# Problem with connecting BH to PC..



## Anand kumar (Apr 1, 2012)

I am having trouble connecting my nokia BH-503 bluetooth headset to pc(Dell Vostro 1014  laptop)  running windows 7. In control panel>bluetooth devices,there is a driver missing problem shown which needs troubleshooting.I did so but windows couldnt find the driver.Also,in controlpanel> manage audio devices,there is  bluetooth hands-free audio and bluetooth audio render both of which I can't connect.  In device manager,there are 2  icons of bluetooth peripheral device with driver missing problem.I couldn't update them too.I downloaded some drivers from net which didn't work. I am fed up with this.Is this actually a driver problem or problem with the headset?
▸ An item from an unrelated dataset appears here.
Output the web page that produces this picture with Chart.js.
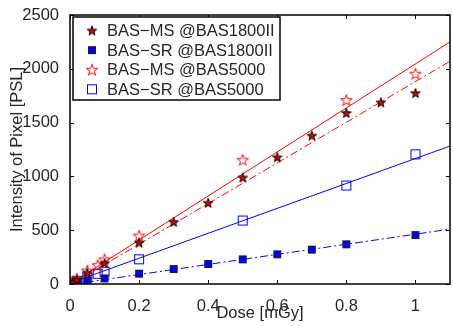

There is no problem connecting the headset to my mobile phone.Please help..


----------



## thetechfreak (Apr 3, 2012)

Drivers- Download free driver for notebook Dell Vostro 1014 (Windows 7, XP, Vista) << DriverPack Solution
Download bluetooth drivers 
or try a program called drivereasy


----------



## Anand kumar (Apr 21, 2012)

I got the problem solved myself.It was actually a driver problem.What I did was I just deleted the device(Nokia BH-503) from bluetooth devices and once again paired it with my pc.This time,it showed driver succesfully installed.Then I went to playback devices and chose bluetooth audio render as the default device.Now I'm getting it to use brilliantly.


----------